- Qah Location within Syria
- Coordinates: 36°17′47″N 36°43′31″E﻿ / ﻿36.29639°N 36.72528°E
- Country: Syria
- Governorate: Idlib
- District: Harem
- Subdistrict: Al-Dana

Population (2004 census)
- • Total: 2,262
- Time zone: UTC+2 (EET)
- • Summer (DST): UTC+3 (EEST)

= Qah =

Qah (قاح, also spelled Kah) is a village in northern Syria, administratively part of the Idlib Governorate, located north of Idlib and just east of the Syria–Turkey border. Nearby localities include Atme to the west, Jindires to the north, Deir Samaan to the northeast, Darat Izza to the east, Turmanin to the southeast and al-Dana to the south. According to the Syria Central Bureau of Statistics, Qah had a population of 2,262 in the 2004 census.

==History==
===Modern history===
====Qah refugee camp====
Qah is the site of the largest refugee camp within Syria for people fleeing areas experiencing violence during the ongoing Syrian uprising against the Syrian government.

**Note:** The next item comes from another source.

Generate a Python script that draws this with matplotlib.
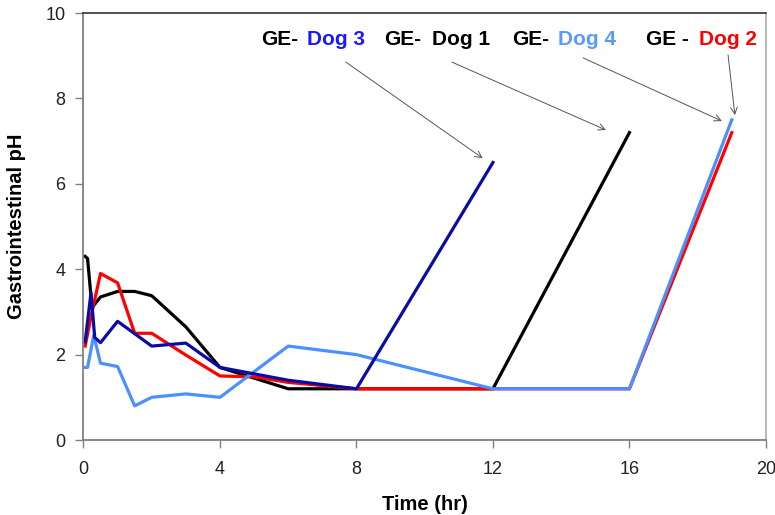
import matplotlib.pyplot as plt

plt.rcParams["font.family"] = ["Liberation Sans", "DejaVu Sans"]

# pH readings per dog, time in hours
dog1_t = [0.05, 0.12, 0.25, 0.5, 1, 1.5, 2, 3, 4, 6, 8, 12, 16]
dog1_ph = [4.3, 4.25, 3.1, 3.35, 3.48, 3.48, 3.38, 2.65, 1.7, 1.2, 1.2, 1.2, 7.2]

dog2_t = [0.05, 0.25, 0.5, 1, 1.5, 2, 3, 4, 5, 6, 8, 12, 16, 19]
dog2_ph = [2.2, 3.0, 3.9, 3.68, 2.5, 2.5, 1.99, 1.5, 1.48, 1.35, 1.2, 1.2, 1.2, 7.2]

dog3_t = [0.05, 0.22, 0.33, 0.5, 1, 2, 3, 4, 6, 8, 12]
dog3_ph = [2.3, 3.45, 2.4, 2.28, 2.78, 2.2, 2.27, 1.7, 1.4, 1.2, 6.5]

dog4_t = [0.05, 0.12, 0.3, 0.5, 1, 1.5, 2, 3, 4, 6, 8, 12, 16, 19]
dog4_ph = [1.7, 1.7, 2.45, 1.8, 1.72, 0.8, 1.0, 1.08, 1.0, 2.2, 2.0, 1.2, 1.2, 7.5]

labels = ["Dog 3", "Dog 1", "Dog 4", "Dog 2"]
label_prefix = ["GE-", "GE-", "GE-", "GE -"]

fig = plt.figure(figsize=(7.75, 5.15), dpi=100)
ax = fig.add_axes([0.1077, 0.1456, 0.8806, 0.8291])

lw = 2.3
ax.plot(dog1_t, dog1_ph, color="black", lw=lw)
ax.plot(dog2_t, dog2_ph, color="#ff0000", lw=lw)
ax.plot(dog4_t, dog4_ph, color="#4a90ff", lw=lw)
ax.plot(dog3_t, dog3_ph, color="#0a0aa8", lw=lw)

ax.set_xlim(0, 20)
ax.set_ylim(0, 10)
ax.set_xticks(range(0, 21, 4))
ax.set_yticks(range(0, 11, 2))

ax.spines["top"].set_color("#333333")
ax.spines["top"].set_linewidth(1.2)
ax.spines["right"].set_color("#aaaaaa")
ax.spines["right"].set_linewidth(1.2)
for side in ("left", "bottom"):
    ax.spines[side].set_color("#808080")
    ax.spines[side].set_linewidth(1.3)
ax.tick_params(direction="out", length=6, width=1, color="#808080",
               labelsize=13, labelcolor="#222222")
ax.tick_params(axis="x", pad=9)
ax.tick_params(axis="y", pad=7)

ax.set_xlabel("Time (hr)", fontsize=14.5, fontweight="bold", labelpad=12)
ax.set_ylabel("Gastrointestinal pH", fontsize=14.5, fontweight="bold", labelpad=14)

# annotation labels: prefix black, dog name coloured
name_colors = ["#1a1aff", "black", "#5a9aff", "#ff0000"]
prefix_x = [5.20, 8.81, 12.56, 16.48]
name_x = [6.56, 10.21, 13.90, 18.05]
label_y = 9.37
for prefix, name, col, xp, xn in zip(label_prefix, labels, name_colors, prefix_x, name_x):
    ax.text(xp, label_y, prefix, fontsize=15, fontweight="bold",
            color="black", va="center", ha="left")
    ax.text(xn, label_y, name, fontsize=15, fontweight="bold",
            color=col, va="center", ha="left")

arrow_start = [(7.69, 8.85), (10.80, 8.85), (14.64, 8.95), (18.89, 9.02)]
arrow_end = [(11.70, 6.60), (15.31, 7.26), (18.71, 7.47), (19.09, 7.61)]
for s, e in zip(arrow_start, arrow_end):
    ax.annotate("", xy=e, xytext=s,
                arrowprops=dict(arrowstyle="->", color="#555555", lw=0.7,
                                shrinkA=0, shrinkB=0, mutation_scale=12))

fig.savefig("out.png", dpi=100)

The camp consists of 40,000 square metres (10 acres) of farmland and olive groves purchased by local farmers with funds from the local community, Libya, and the IHH, a Turkish NGO. The project was organized in October 2012 by local volunteers and headed by Syrian imam Sheikh Omar Rahman. According to Rahman, the camp will be able to hold 5,000 to 10,000 refugees and is supposed to serve as a temporary transit point before entering Turkey. The camp was set up to relieve overcrowding in nearby Atme. Security is provided by an opposition militia, the Martyrs of al-Ariyeh Brigade, which is made up of Qah residents. Recently, the town came under the control of the Syrian National Army.

On 20 November 2019, it was struck by a ground-to-ground missile from the Assad regime with Russian and Iranian support. It killed at least 15 people, including six children. The United States strongly condemned the attack.